Finding solace with support

A nightmare ended the day Micki Hall’s daughter landed in jail.
No more frantic drives, searching and hoping her child was safe. No more wondering if her daughter’s friends, all criminals, were exposing her to AIDS or hepatitis. No more anticipation of the dreaded phone call that her child was dead.
Although it seemed strange to feel grateful for incarceration, Hall knew it was the lesser of evils. The greater evil was the methamphetamine addiction that had invaded her daughter’s life.
Hall, of Spirit Lake, found solace in her lowest moments. First, her daughter went to jail; then, her father died.
Soon after, Hall discovered a support group begun by another stressed mother, Judy Reid of Post Falls.
Last year, Reid started a local branch of the national organization Mothers Against Methamphetamines, or MAMa, to cope with her son’s addiction.

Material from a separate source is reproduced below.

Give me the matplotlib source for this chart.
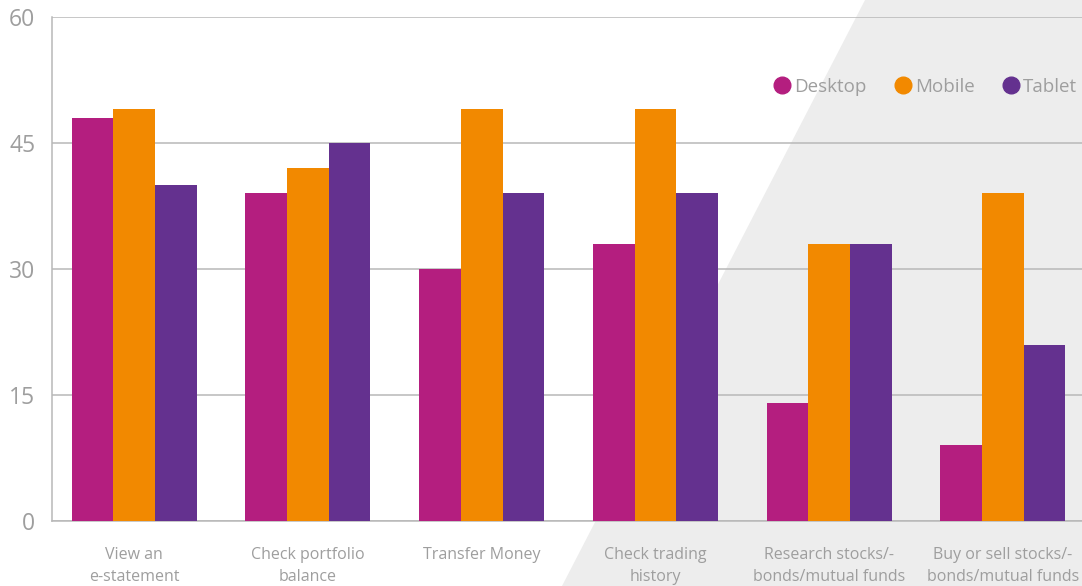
import matplotlib
matplotlib.use("Agg")
import matplotlib.pyplot as plt
from matplotlib.patches import Polygon
from matplotlib.lines import Line2D
import numpy as np

plt.rcParams["font.family"] = ["Open Sans", "DejaVu Sans"]

categories = [
    "View an\ne-statement",
    "Check portfolio\nbalance",
    "Transfer Money",
    "Check trading\nhistory",
    "Research stocks/-\nbonds/mutual funds",
    "Buy or sell stocks/-\nbonds/mutual funds",
]
series_names = ["Desktop", "Mobile", "Tablet"]
desktop = [48, 39, 30, 33, 14, 9]
mobile = [49, 42, 49, 49, 33, 39]
tablet = [40, 45, 39, 39, 33, 21]
y_ticks = [0, 15, 30, 45, 60]

colors = ["#b41e7f", "#f28900", "#64318f"]
txt_col = "#9e9e9e"
grid_col = "#b8b8b8"

fig = plt.figure(figsize=(10.82, 5.86), dpi=100)
fig.patch.set_facecolor("white")

# light grey diagonal band in the background
band = Polygon([(865 / 1082, 1), (562 / 1082, 0), (1, 0), (1, 1)],
               closed=True, transform=fig.transFigure,
               facecolor="#ededed", edgecolor="none", zorder=-1)
fig.patches.append(band)

ax = fig.add_axes([52 / 1082, 65 / 586, 1 - 52 / 1082, 504 / 586])
ax.patch.set_alpha(0)

x = np.arange(len(categories))
w = 0.24
for i, (vals, col) in enumerate(zip([desktop, mobile, tablet], colors)):
    ax.bar(x + (i - 1) * w, vals, width=w, color=col, zorder=3)

ax.set_xlim(-0.473, 5.455)
ax.set_ylim(0, 60)
ax.set_yticks(y_ticks)
ax.set_xticks(x)
ax.set_xticklabels(categories, fontsize=11.5, color=txt_col, linespacing=1.45)
ax.tick_params(axis="y", length=0, pad=12, labelsize=16.5, labelcolor=txt_col)
ax.tick_params(axis="x", length=0, pad=19)
ax.grid(axis="y", color=grid_col, linewidth=1.1, zorder=0)
ax.set_axisbelow(True)
for side in ["top", "right"]:
    ax.spines[side].set_visible(False)
for side in ["left", "bottom"]:
    ax.spines[side].set_color(grid_col)
    ax.spines[side].set_linewidth(1.1)

handles = [Line2D([], [], marker="o", linestyle="none", markersize=12,
                  markerfacecolor=c, markeredgecolor=c) for c in colors]
ax.legend(handles, series_names, ncol=3, frameon=False,
          loc="center right", bbox_to_anchor=(1.012, 0.862),
          fontsize=13.5, labelcolor=txt_col,
          handletextpad=0.05, columnspacing=1.35, handlelength=1.2)

fig.savefig("out.png", dpi=100)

But to keep efforts and donations focused locally, Reid abandoned the MAMa name and created the Inland Empire Meth Alliance. Members have come from as far as Orofino and Priest Lake, Idaho, and Newport, Wash., to attend the bimonthly meetings in Post Falls.
Besides easing guilt and sharing burdens, the group works to help families and friends get their addicted loved ones into recovery.
“If it weren’t for the group, I don’t know where my head would be,” Hall said.
Even though her daughter was safely behind bars, Hall still faced uncertainties.
From rehabilitation, her daughter asked for help in buying stamps. Savvy group members advised Hall to refuse to do that and to send self-addressed, stamped envelopes instead so her daughter would write her and not her drug-involved friends.
Hall said she never would have thought of that herself.
In addition to supporting one another, group members share a goal of educating the community about the horrors of meth.
Through her outreach efforts, Hall learned she’s not alone.
“There are so many people who have a relative on this drug,” she said. “We tell them to come to the meetings and we can help. If they’d take that first step, they’d never stop coming.”
Families of addicts open up to Hall, and she responds with what she needed to hear: “It’s not your fault.”
Hall’s daughter received four months of jail time and 11 months of rehab after her sentencing for misdemeanor offenses.
Now, Hall encourages other families to do as she did: Ask the courts for as much time in rehab as possible.
Hall says the support group also helps families learn to recognize their “enabling” behavior.
“I was totally enabling,” she said. “I didn’t understand what meth is. I thought I could help her.”
Hall now recognizes that simple things that a mother might do for a 19-year-old child really were actions that prolonged and enabled her daughter’s 2 1/2-year addiction.
Hall provided a place to stay and money. Even buying diapers for a grandchild can “enable” if the parent is an addict, Hall said. The addict likely will return an unopened package of diapers to the store and use the cash for drugs.
Inland Empire Meth Alliance founder Reid wants the world to know that meth addicts are not just losers, robbers and thieves. They also are somebody’s children, like her own son.
He was a handsome 200-pound young man before meth brought on two strokes and a heart attack and diminished him to 140 pounds.
He is in recovery today – but not before teaching his mother some lessons in “tough love.”
When her son hit what Reid calls the “final stages” – when the addict either will get treatment or die – she didn’t see him for four months. She made the painful decision to stay away until he agreed to treatment.
She heard his voice on her answering machine, begging and crying for money. Each day, her thoughts were preoccupied with whether he was alive or dead.
Reid said she started the group to support others when she needed support herself.
“You can’t go through it alone,” she said. “You have to put yourself back together for the day they become clean.”
Her group, now with about 18 members, is nonprofit, nondenominational and faith-based.
Reid offers encouragement to families and shares wisdom about how to keep addicted children from stealing from them or destroying their homes.
The group has found unexpected success. Although outlooks often are reported as grim for meth addicts, many group members report that their children have cleaned up their acts.
Reid’s son is another success story.
He has been clean for 15 months. He has made amends and good choices despite lingering physical effects from his addiction, Reid said.
Yet, with meth as her son’s drug of choice, she cannot completely relax about the possibility of relapse. She spreads the word about meth’s high addiction rate and low recovery rate whenever she can.
“If anyone says, ‘Put up a booth or put out a flier,’ I’ll be there,” she said.
It has been more than a year since Hall joined Reid’s group. Her daughter has remained “clean” throughout that time. She found employment with the Salvation Army rehab facility that treated her, and her mother found a new goal.
Hall gauges how her daughter is progressing compared with other addicts, but her focus at support group meetings is on the other members.
She tells them that recovery is possible. She urges parents to keep fighting for their children and to never give up.
“I want to help others,” Hall said. “You feel like you’re in hell and like there’s no way out. But there is hope and there is help.”